13. Connection Speeds Data – Connection speed data helps you determine how to prioritize your site’s design. If you still have a fair amount of people on dialup in your area, you may want to make your site a little less load heavy than if your site is all broadband users. For photographers, that means compressing the size of your images to allow for faster upload times.

14. Exclude Internal Traffic – Chances are you spend more time on your site than anyone else, which can skew your data if it’s not excluded. To make sure it’s not counted, Google lets you filter out traffic from IP addresses that you specify.

15. Visitor Loyalty – How often to your visitors come back? Reducing the percentage of people that only visit once should be one of your constant priorities, and Analytics let’s you track this piece of information over a specified date range.

The more a person comes to look at your images and services, chances are you have a better chance on converting them to a buying client.

16. Visitor Type Contribution – This dynamic pie chart tells you the contribution your returning visitors are making versus new ones.

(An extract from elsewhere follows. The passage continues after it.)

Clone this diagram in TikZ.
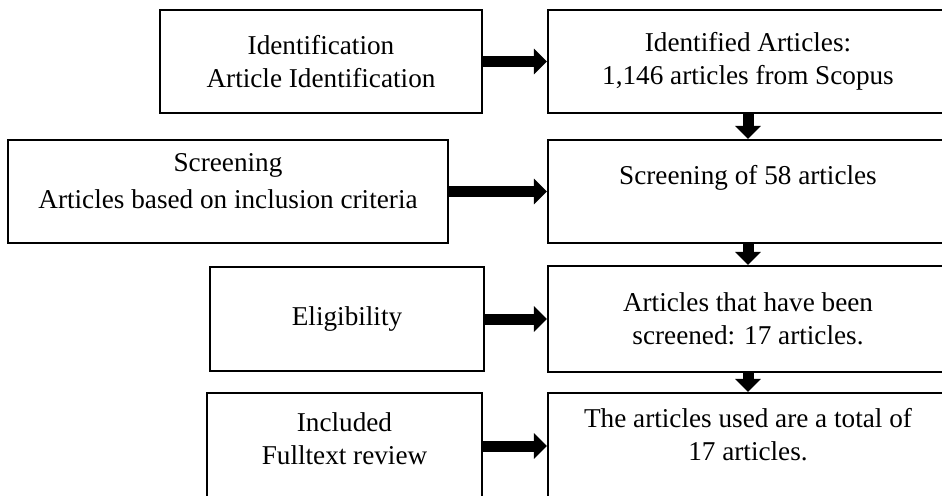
\documentclass[tikz,border=0pt]{standalone}
\usepackage{fontspec}
\setmainfont{Liberation Serif}
\usepackage{tikz}
\usetikzlibrary{arrows.meta,positioning}

\begin{document}
\begin{tikzpicture}[
    x=1pt,y=-1pt,
    box/.style = {rectangle,draw=black,line width=1.1pt,align=center,
                  font=\fontsize{13.6}{16.5}\selectfont,inner sep=2pt},
    fat/.style = {-{Triangle[length=6.5pt,width=12.5pt]},line width=5.5pt,black},
  ]
  \useasboundingbox (0,0) rectangle (471,247.5);

  % left column: stages
  \node[box,minimum width=161pt,minimum height=51.5pt]   (ident)  at (160.5,30.75)
       {Identification\\ Article Identification};
  \node[box,minimum width=220pt,minimum height=51.5pt,text depth=11pt] (screen) at (114,95.75)
       {Screening\\[2pt] Articles based on inclusion criteria};
  \node[box,minimum width=137pt,minimum height=52pt]     (elig)   at (173.5,159.5)
       {Eligibility};
  \node[box,minimum width=137.5pt,minimum height=53pt,text depth=7pt] (incl) at (172.25,223)
       {Included\\ Fulltext review};

  % right column: results
  \node[box,minimum width=200pt,minimum height=51.5pt]   (idres)  at (374,30.75)
       {Identified Articles:\\ 1,146 articles from Scopus};
  \node[box,minimum width=200pt,minimum height=51.5pt]   (scres)  at (374,95.75)
       {Screening of 58 articles\\ ~};
  \node[box,minimum width=200pt,minimum height=53pt]     (elres)  at (374,159.5)
       {Articles that have been\\ screened: 17 articles.};
  \node[box,minimum width=200pt,minimum height=53pt,text depth=12pt] (inres) at (374,223)
       {The articles used are a total of\\ 17 articles.};

  \draw[fat] (ident)  -- (idres);
  \draw[fat] (screen) -- (scres);
  \draw[fat] (elig)   -- (elres);
  \draw[fat] (incl)   -- (inres);

  \draw[fat] (idres) -- (scres);
  \draw[fat] (scres) -- (elres);
  \draw[fat] (elres) -- (inres);

\end{tikzpicture}
\end{document}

My testing showed that my return visitors load more pages and spend more time on my site and they bounce less than new visitors.

17. Search Engine Traffic – Knowing which search engines are sending the most traffic and how well its converting can help you optimize your spend and SEO efforts or purchase keywords on specific search engines. While Google will likely provide you the most traffic, if Yahoo or BING converts better, you might want to see how you can get more visitors from them.

18. Top Content – For each page on your site, Google Analytics will tell you how many times it has been viewed how much time the average visitor stays there, and how many people leave your site after visiting. If you have a popular page that everyone leaves after viewing, you should think about adding something attention grabbing on it.

19. Top Exit Pages – Knowing your trouble spots tells you where you need to improve, and Analytics lets you see your top exit points over a specified date range.

20. Export to PDF – For a nice clean file with Analytics data, you are now able to export reports into Adobe PDF format.